London, the 22nd April, 1639.
[Italian.]
April 23.
Senato, Secreta. Deliberazioni. Corti. Venetian Archives.
645. To the Ambassador in London.
After the departure of the Ambassador Fildin his secretary here presented the enclosed paper in a very improper manner, asking that the letters to his king should be written in Latin, as his own are. We replied that we have used the same idiom as is used with the emperor, Poland and other princes who write to us in Latin, and apparently we made him realise how baseless his request was. We inform you in order that you may know the facts, should anything be said on the subject, and that you may send us full information.
Ayes, 133. Noes, 1. Neutral, 0.
[Italian.]
April 29.
Senato, Secreta. Dispacci, Inghilterra. Venetian Archives.
646. Giovanni Giustinian, Venetian Ambassador in England, to the Doge and Senate.
The Marquis Hamilton left here two days ago to return to the Court.

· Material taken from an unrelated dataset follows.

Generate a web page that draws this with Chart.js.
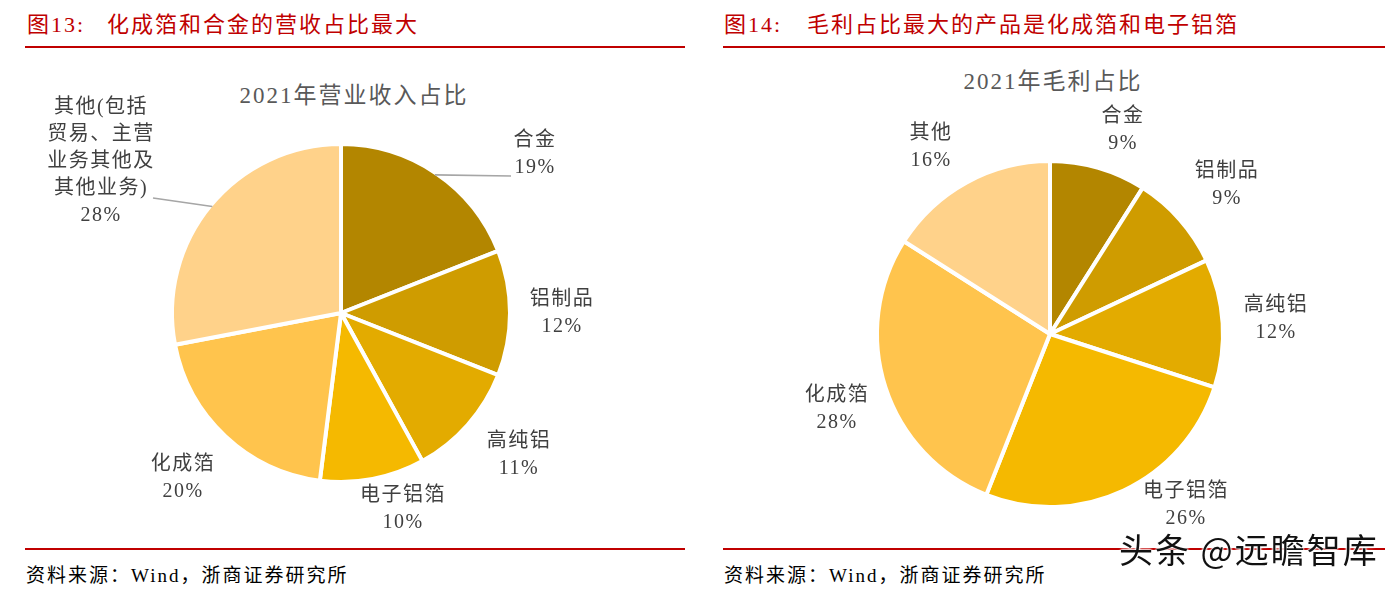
<!DOCTYPE html>
<html>
<head>
<meta charset="utf-8">
<script src="https://cdn.jsdelivr.net/npm/chart.js@4/dist/chart.umd.min.js"></script>
<style>
    body { margin: 0; width: 1394px; height: 593px; background: #fff; position: relative; overflow: hidden;
        font-family: "Liberation Serif", "Noto Sans CJK SC", serif; }
    .head { position: absolute; top: 14px; font-size: 22px; line-height: 1; color: #C00000; letter-spacing: 2px; white-space: nowrap; }
    .rule { position: absolute; height: 2px; background: #C00000; }
    .foot { position: absolute; top: 566px; font-size: 19px; line-height: 1; color: #000; letter-spacing: 2px; white-space: nowrap; }
    .ctitle { position: absolute; font-size: 23px; line-height: 1; color: #595959; letter-spacing: 2px; transform: translateX(-50%); white-space: nowrap; }
    .box { position: absolute; top: 60px; height: 485px; }
    .mark { position: absolute; left: 1119px; top: 532px; font-family: "Noto Sans CJK SC", sans-serif; font-size: 34px; line-height: 1;
        color: #111; letter-spacing: 2px; white-space: nowrap;
        text-shadow: 0 0 2px #fff, 0 0 2px #fff, 0 0 3px #fff, 0 0 3px #fff; }
</style>
</head>
<body>
<div class="head" style="left:27px">图13:</div>
<div class="head" style="left:107px">化成箔和合金的营收占比最大</div>
<div class="head" style="left:724px">图14:</div>
<div class="head" style="left:807px">毛利占比最大的产品是化成箔和电子铝箔</div>
<div class="rule" style="left:25px; width:660px; top:46px"></div>
<div class="rule" style="left:723px; width:662px; top:46px"></div>
<div class="rule" style="left:25px; width:660px; top:548px"></div>
<div class="rule" style="left:723px; width:662px; top:548px"></div>
<div class="foot" style="left:26px">资料来源：Wind，浙商证券研究所</div>
<div class="foot" style="left:724px">资料来源：Wind，浙商证券研究所</div>

<div class="ctitle" style="left:354px; top:84px">2021年营业收入占比</div>
<div class="ctitle" style="left:1053px; top:70px">2021年毛利占比</div>

<div class="box" style="left:25px; width:660px"><canvas id="revenueChart" width="660" height="485"></canvas></div>
<div class="box" style="left:723px; width:662px"><canvas id="profitChart" width="662" height="485"></canvas></div>

<div class="mark">头条 @远瞻智库</div>

<script>
// categories (clockwise from 12 o'clock)
const revenueLabels = [["合金"], ["铝制品"], ["高纯铝"], ["电子铝箔"], ["化成箔"], ["其他(包括", "贸易、主营", "业务其他及", "其他业务)"]];
const revenueValues = [19, 12, 11, 10, 20, 28];

const profitLabels = [["合金"], ["铝制品"], ["高纯铝"], ["电子铝箔"], ["化成箔"], ["其他"]];
const profitValues = [9, 9, 12, 26, 28, 16];

const sliceColors = ["#B38600", "#CF9C00", "#E3AB00", "#F5B900", "#FFC44D", "#FFD28A"];

// label placement, offset of first text line from pie centre
const revenueLabelPos = [[193, -172], [220, -13], [177, 129], [61, 183], [-159, 152], [-241, -205]];
const revenueLeaders = { 0: [170, -137], 5: [-188, -115] };
const profitLabelPos = [[72, -217], [176, -162], [225, -28], [135, 158], [-214, 62], [-120, -200]];

function labelPlugin(names, labelPos, leaders) {
    return {
        id: "sliceLabels",
        afterDatasetsDraw(chart) {
            const ctx = chart.ctx;
            const arcs = chart.getDatasetMeta(0).data;
            const values = chart.data.datasets[0].data;
            ctx.save();
            arcs.forEach((arc, i) => {
                const cx = arc.x, cy = arc.y;
                if (leaders[i]) {
                    const mid = (arc.startAngle + arc.endAngle) / 2;
                    const r = arc.outerRadius - 2;
                    ctx.beginPath();
                    ctx.strokeStyle = "#A6A6A6";
                    ctx.lineWidth = 1.6;
                    ctx.moveTo(cx + Math.cos(mid) * r, cy + Math.sin(mid) * r);
                    ctx.lineTo(cx + leaders[i][0], cy + leaders[i][1]);
                    ctx.stroke();
                }
                const lines = names[i].concat([values[i] + "%"]);
                ctx.fillStyle = "#404040";
                ctx.font = '20px "Liberation Serif", "Noto Sans CJK SC", serif';
                ctx.letterSpacing = "1.5px";
                ctx.textAlign = "center";
                ctx.textBaseline = "middle";
                lines.forEach((t, k) => {
                    ctx.fillText(t, cx + labelPos[i][0] + 1, cy + labelPos[i][1] + k * 27);
                });
            });
            ctx.restore();
        }
    };
}

function pieChart(id, names, values, padding, labels) {
    const ctx = document.getElementById(id).getContext("2d");
    return new Chart(ctx, {
        type: "pie",
        data: {
            labels: names.map(n => n.join("")),
            datasets: [{
                data: values,
                backgroundColor: sliceColors,
                borderColor: "#ffffff",
                borderWidth: 4
            }]
        },
        options: {
            responsive: false,
            animation: false,
            layout: { padding: padding },
            plugins: {
                legend: { display: false },
                title: { display: false },
                tooltip: { enabled: false }
            }
        },
        plugins: [labels]
    });
}

pieChart("revenueChart", revenueLabels, revenueValues,
    { left: 145, right: 173, top: 82, bottom: 61 },
    labelPlugin(revenueLabels, revenueLabelPos, revenueLeaders));

pieChart("profitChart", profitLabels, profitValues,
    { left: 152, right: 160, top: 99, bottom: 36 },
    labelPlugin(profitLabels, profitLabelPos, {}));
</script>
</body>
</html>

He takes to his Majesty 50,000l. realised by the sale of many offices and from those who made a money payment to escape personal service. They have embarked 6000 foot on many ships and proceeded towards Newcastle, where the general muster of the army is ordered for the first of next month, and the presence of all the ministers, a courier having arrived from his Majesty with the command for everyone to go there without delay.
The Scots pushed their forces towards Berwick, but, finding it well provided and the defenders ready to offer a stout resistance, they thought it best to withdraw, without attempting anything. They are now devoting themselves to making more secure the places which hold out for them in their own country. On the other hand they persist in the show of claiming nothing by their violent proceedings beyond the defence of their old privileges. They removed from the castle of Dalghiz the crown and other royal insignia which they had brought with pomp to Edinburgh. There, with the concurrence (communicatione) of all the people, they renewed the oath to preserve them faithfully for his Majesty and his successors and subsequently sent to the king to express again their readiness for a settlement and even to send deputies whenever he chose. These proposals, not being considered entirely sincere, have awakened no response so far in his Majesty's breast.
With the ever growing scarcity of money the queen has got the Catholics of this city to hold fresh meetings to devise a means of obtaining further contributions from those of the whole kingdom. The pope's minister, who is the director of this affair, is trying hard to induce them to make a second payment of 20,000l.
The second brother of the Duke of Lennox is getting ready for the journey to Rome, with hopes of obtaining the Cardinalship. Although a close relation of his Majesty, he has always made open profession of the Catholic faith. (fn. 2) The Countess of Arundel is also thinking of proceeding to that Court, as she aspires to the same honour for a nephew.
Your Excellencies' letters of the 30th ult. reach me this week, with instructions which his Majesty's absence does not permit me to fulfil. I will do it through the Secretary of State, the minister to whom all the ambassadors now address themselves.
London, the 29th April, 1639.
[Italian.]

Footnotes

1 See Windebank's letter to Wentworth of the 13th April o.s. in which he roundly calls the ambassador "this spy." Strafford Letters, Vol. ii., page 322.
2 Ludovic Stuart, at this time not twenty years of age. He eventually received the red hat just before his death in 1665. Paul : Scots Peerage, Vol. v., page 359. He crossed in May, to Dieppe, in charge of Capt. John Povey. Cal. S.P. Dom., 1639, pages 94, 273.